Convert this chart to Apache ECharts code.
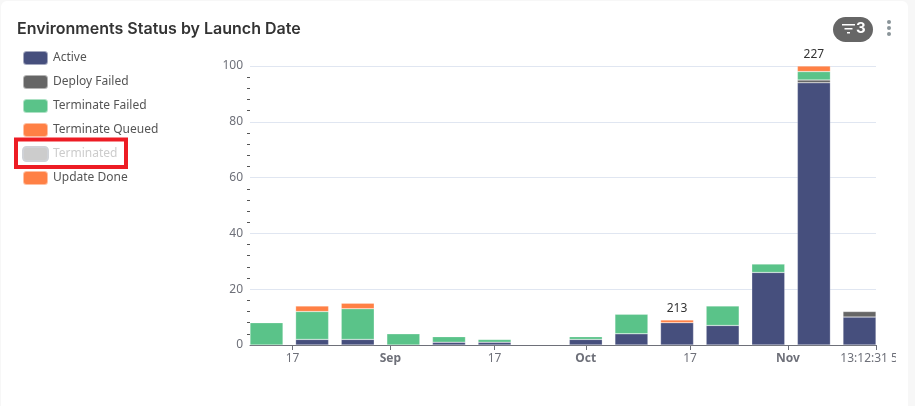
<!DOCTYPE html>
<html>
<head>
<meta charset="utf-8">
<title>Environments Status by Launch Date</title>
<script src="https://cdn.jsdelivr.net/npm/echarts@6/dist/echarts.min.js"></script>
<style>
  html, body { margin: 0; padding: 0; background: #f7f7f7; overflow: hidden; }
  #card { position: absolute; left: 1px; top: 1px; width: 907px; height: 405px; background: #fff; border-radius: 6px 6px 0 0; }
  #chart { position: absolute; left: 0; top: 0; width: 896px; height: 406px; }
</style>
</head>
<body>
<div id="card"></div>
<div id="chart"></div>
<script>
// 每周一根柱子，null 表示这一周没有该状态
const weeks = ['2023-08-13', '2023-08-20', '2023-08-27', '2023-09-03', '2023-09-10', '2023-09-17', '2023-09-24',
  '2023-10-01', '2023-10-08', '2023-10-15', '2023-10-22', '2023-10-29', '2023-11-05', '2023-11-12']
const active = [null, 2, 2, null, 1, 1, null, 2, 4, 8, 7, 26, 94, 10]
const deployFailed = [null, null, null, null, null, null, null, null, null, null, null, null, 1, 2]
const terminateFailed = [8, 10, 11, 4, 2, 1, null, 1, 7, null, 7, 3, 3, null]
const terminateQueued = [null, 2, 2, null, null, null, null, null, null, null, null, null, null, null]
const terminated = [null, null, null, null, null, null, null, null, null, 204, null, null, 127, null]
const updateDone = [null, null, null, null, null, null, null, null, null, 1, null, null, 2, null]
const totals = [null, null, null, null, null, null, null, null, null, 213, null, null, 227, null]
const yTicks = { min: 0, max: 100, interval: 20 }
const maxLabel = '13:12:31 500'
const monthNames = ['Jan', 'Feb', 'Mar', 'Apr', 'May', 'Jun', 'Jul', 'Aug', 'Sep', 'Oct', 'Nov', 'Dec']

const colors = { active: '#464f7d', deploy: '#666666', failed: '#5ac389', orange: '#ff8045', off: '#cccccc' }
const bodyFont = '"Noto Sans", sans-serif'

const pairs = (values) => weeks.map((w, i) => [w, values[i]])

const barSeries = (name, values, color, extra) => Object.assign({
  name,
  type: 'bar',
  stack: 'status',
  barWidth: 33,
  data: pairs(values),
  itemStyle: { color, borderColor: 'rgba(255,255,255,0.5)', borderWidth: 0.5 }
}, extra)

const chart = echarts.init(document.getElementById('chart'))

chart.setOption({
  animation: false,
  title: {
    text: 'Environments Status by Launch Date',
    left: 17,
    top: 21,
    padding: 0,
    textStyle: { fontFamily: 'Inter, sans-serif', fontSize: 16, fontWeight: 600, color: '#333333' }
  },
  legend: {
    orient: 'vertical',
    left: 22,
    top: 50,
    padding: 0,
    itemWidth: 25,
    itemHeight: 14,
    itemGap: 8,
    icon: 'roundRect',
    inactiveColor: colors.off,
    textStyle: { fontFamily: bodyFont, fontSize: 12, color: '#555555', padding: [-2, 0, 0, 0] },
    selected: { Terminated: false },
    data: ['Active', 'Deploy Failed', 'Terminate Failed', 'Terminate Queued', 'Terminated', 'Update Done']
  },
  grid: { left: 250, right: 20, top: 66, bottom: 61, outerBoundsMode: 'none' },
  xAxis: {
    type: 'time',
    axisLine: { lineStyle: { color: '#6e7079' } },
    axisTick: { show: true, length: 5, lineStyle: { color: '#6e7079' } },
    splitLine: { show: false },
    axisLabel: {
      fontFamily: bodyFont,
      fontSize: 12,
      color: '#6e7079',
      margin: 8,
      hideOverlap: false,
      showMinLabel: false,
      showMaxLabel: true,
      formatter: (value) => {
        const d = new Date(value)
        // 轴的最后一个刻度不在整天上，显示时分秒
        if (d.getMonth() === 10 && d.getDate() > 1) return maxLabel
        if (d.getDate() === 1) return `{month|${monthNames[d.getMonth()]}}`
        return String(d.getDate())
      },
      rich: { month: { fontFamily: bodyFont, fontSize: 12, fontWeight: 'bold', color: '#6e7079' } }
    }
  },
  yAxis: {
    type: 'value',
    min: yTicks.min,
    max: yTicks.max,
    interval: yTicks.interval,
    axisLine: { show: false },
    axisTick: { show: false },
    minorTick: { show: true, splitNumber: 5, length: 3, lineStyle: { color: '#555555' } },
    splitLine: { lineStyle: { color: '#e0e6f1' } },
    axisLabel: { fontFamily: bodyFont, fontSize: 12, color: '#6e7079', margin: 7 }
  },
  series: [
    barSeries('Active', active, colors.active),
    barSeries('Deploy Failed', deployFailed, colors.deploy),
    barSeries('Terminate Failed', terminateFailed, colors.failed),
    barSeries('Terminate Queued', terminateQueued, colors.orange),
    barSeries('Terminated', terminated, colors.off),
    barSeries('Update Done', updateDone, colors.orange, {
      label: {
        show: true,
        position: 'top',
        distance: 5,
        fontFamily: bodyFont,
        fontSize: 12,
        color: '#333333',
        formatter: (p) => (totals[p.dataIndex] === null ? '' : String(totals[p.dataIndex]))
      }
    })
  ],
  graphic: [
    // 图例上的红色标注框
    { type: 'rect', shape: { x: 16, y: 139.5, width: 110, height: 27.5 }, style: { fill: 'none', stroke: '#ed1c24', lineWidth: 4 }, z: 100 },
    // 右上角筛选按钮
    { type: 'rect', shape: { x: 833, y: 17, width: 40, height: 25, r: 12.5 }, style: { fill: '#666666' }, z: 100 },
    { type: 'rect', shape: { x: 842, y: 24, width: 13, height: 1.5 }, style: { fill: '#ffffff' }, z: 101 },
    { type: 'rect', shape: { x: 844.5, y: 28, width: 8, height: 1.5 }, style: { fill: '#ffffff' }, z: 101 },
    { type: 'rect', shape: { x: 847, y: 32, width: 3, height: 1.5 }, style: { fill: '#ffffff' }, z: 101 },
    { type: 'text', style: { x: 856, y: 21, text: '3', fill: '#ffffff', font: 'bold 15px Inter, sans-serif' }, z: 101 },
    // 更多菜单的三个点
    { type: 'circle', shape: { cx: 889, cy: 22, r: 2 }, style: { fill: '#8a9499' }, z: 100 },
    { type: 'circle', shape: { cx: 889, cy: 28, r: 2 }, style: { fill: '#8a9499' }, z: 100 },
    { type: 'circle', shape: { cx: 889, cy: 34, r: 2 }, style: { fill: '#8a9499' }, z: 100 }
  ]
})
</script>
</body>
</html>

= = = = =

◆ **STATED PROBLEM**
Reproduce the data verbatim. Do not carry any picture into the copy.

◆ **WRITTEN RESPONSE**
Convert this chart to Apache ECharts code.
<!DOCTYPE html>
<html>
<head>
<meta charset="utf-8">
<title>Environments Status by Launch Date</title>
<script src="https://cdn.jsdelivr.net/npm/echarts@6/dist/echarts.min.js"></script>
<style>
  html, body { margin: 0; padding: 0; background: #f7f7f7; overflow: hidden; }
  #card { position: absolute; left: 1px; top: 1px; width: 907px; height: 405px; background: #fff; border-radius: 6px 6px 0 0; }
  #chart { position: absolute; left: 0; top: 0; width: 896px; height: 406px; }
</style>
</head>
<body>
<div id="card"></div>
<div id="chart"></div>
<script>
// 每周一根柱子，null 表示这一周没有该状态
const weeks = ['2023-08-13', '2023-08-20', '2023-08-27', '2023-09-03', '2023-09-10', '2023-09-17', '2023-09-24',
  '2023-10-01', '2023-10-08', '2023-10-15', '2023-10-22', '2023-10-29', '2023-11-05', '2023-11-12']
const active = [null, 2, 2, null, 1, 1, null, 2, 4, 8, 7, 26, 94, 10]
const deployFailed = [null, null, null, null, null, null, null, null, null, null, null, null, 1, 2]
const terminateFailed = [8, 10, 11, 4, 2, 1, null, 1, 7, null, 7, 3, 3, null]
const terminateQueued = [null, 2, 2, null, null, null, null, null, null, null, null, null, null, null]
const terminated = [null, null, null, null, null, null, null, null, null, 204, null, null, 127, null]
const updateDone = [null, null, null, null, null, null, null, null, null, 1, null, null, 2, null]
const totals = [null, null, null, null, null, null, null, null, null, 213, null, null, 227, null]
const yTicks = { min: 0, max: 100, interval: 20 }
const maxLabel = '13:12:31 500'
const monthNames = ['Jan', 'Feb', 'Mar', 'Apr', 'May', 'Jun', 'Jul', 'Aug', 'Sep', 'Oct', 'Nov', 'Dec']

const colors = { active: '#464f7d', deploy: '#666666', failed: '#5ac389', orange: '#ff8045', off: '#cccccc' }
const bodyFont = '"Noto Sans", sans-serif'

const pairs = (values) => weeks.map((w, i) => [w, values[i]])

const barSeries = (name, values, color, extra) => Object.assign({
  name,
  type: 'bar',
  stack: 'status',
  barWidth: 33,
  data: pairs(values),
  itemStyle: { color, borderColor: 'rgba(255,255,255,0.5)', borderWidth: 0.5 }
}, extra)

const chart = echarts.init(document.getElementById('chart'))

chart.setOption({
  animation: false,
  title: {
    text: 'Environments Status by Launch Date',
    left: 17,
    top: 21,
    padding: 0,
    textStyle: { fontFamily: 'Inter, sans-serif', fontSize: 16, fontWeight: 600, color: '#333333' }
  },
  legend: {
    orient: 'vertical',
    left: 22,
    top: 50,
    padding: 0,
    itemWidth: 25,
    itemHeight: 14,
    itemGap: 8,
    icon: 'roundRect',
    inactiveColor: colors.off,
    textStyle: { fontFamily: bodyFont, fontSize: 12, color: '#555555', padding: [-2, 0, 0, 0] },
    selected: { Terminated: false },
    data: ['Active', 'Deploy Failed', 'Terminate Failed', 'Terminate Queued', 'Terminated', 'Update Done']
  },
  grid: { left: 250, right: 20, top: 66, bottom: 61, outerBoundsMode: 'none' },
  xAxis: {
    type: 'time',
    axisLine: { lineStyle: { color: '#6e7079' } },
    axisTick: { show: true, length: 5, lineStyle: { color: '#6e7079' } },
    splitLine: { show: false },
    axisLabel: {
      fontFamily: bodyFont,
      fontSize: 12,
      color: '#6e7079',
      margin: 8,
      hideOverlap: false,
      showMinLabel: false,
      showMaxLabel: true,
      formatter: (value) => {
        const d = new Date(value)
        // 轴的最后一个刻度不在整天上，显示时分秒
        if (d.getMonth() === 10 && d.getDate() > 1) return maxLabel
        if (d.getDate() === 1) return `{month|${monthNames[d.getMonth()]}}`
        return String(d.getDate())
      },
      rich: { month: { fontFamily: bodyFont, fontSize: 12, fontWeight: 'bold', color: '#6e7079' } }
    }
  },
  yAxis: {
    type: 'value',
    min: yTicks.min,
    max: yTicks.max,
    interval: yTicks.interval,
    axisLine: { show: false },
    axisTick: { show: false },
    minorTick: { show: true, splitNumber: 5, length: 3, lineStyle: { color: '#555555' } },
    splitLine: { lineStyle: { color: '#e0e6f1' } },
    axisLabel: { fontFamily: bodyFont, fontSize: 12, color: '#6e7079', margin: 7 }
  },
  series: [
    barSeries('Active', active, colors.active),
    barSeries('Deploy Failed', deployFailed, colors.deploy),
    barSeries('Terminate Failed', terminateFailed, colors.failed),
    barSeries('Terminate Queued', terminateQueued, colors.orange),
    barSeries('Terminated', terminated, colors.off),
    barSeries('Update Done', updateDone, colors.orange, {
      label: {
        show: true,
        position: 'top',
        distance: 5,
        fontFamily: bodyFont,
        fontSize: 12,
        color: '#333333',
        formatter: (p) => (totals[p.dataIndex] === null ? '' : String(totals[p.dataIndex]))
      }
    })
  ],
  graphic: [
    // 图例上的红色标注框
    { type: 'rect', shape: { x: 16, y: 139.5, width: 110, height: 27.5 }, style: { fill: 'none', stroke: '#ed1c24', lineWidth: 4 }, z: 100 },
    // 右上角筛选按钮
    { type: 'rect', shape: { x: 833, y: 17, width: 40, height: 25, r: 12.5 }, style: { fill: '#666666' }, z: 100 },
    { type: 'rect', shape: { x: 842, y: 24, width: 13, height: 1.5 }, style: { fill: '#ffffff' }, z: 101 },
    { type: 'rect', shape: { x: 844.5, y: 28, width: 8, height: 1.5 }, style: { fill: '#ffffff' }, z: 101 },
    { type: 'rect', shape: { x: 847, y: 32, width: 3, height: 1.5 }, style: { fill: '#ffffff' }, z: 101 },
    { type: 'text', style: { x: 856, y: 21, text: '3', fill: '#ffffff', font: 'bold 15px Inter, sans-serif' }, z: 101 },
    // 更多菜单的三个点
    { type: 'circle', shape: { cx: 889, cy: 22, r: 2 }, style: { fill: '#8a9499' }, z: 100 },
    { type: 'circle', shape: { cx: 889, cy: 28, r: 2 }, style: { fill: '#8a9499' }, z: 100 },
    { type: 'circle', shape: { cx: 889, cy: 34, r: 2 }, style: { fill: '#8a9499' }, z: 100 }
  ]
})
</script>
</body>
</html>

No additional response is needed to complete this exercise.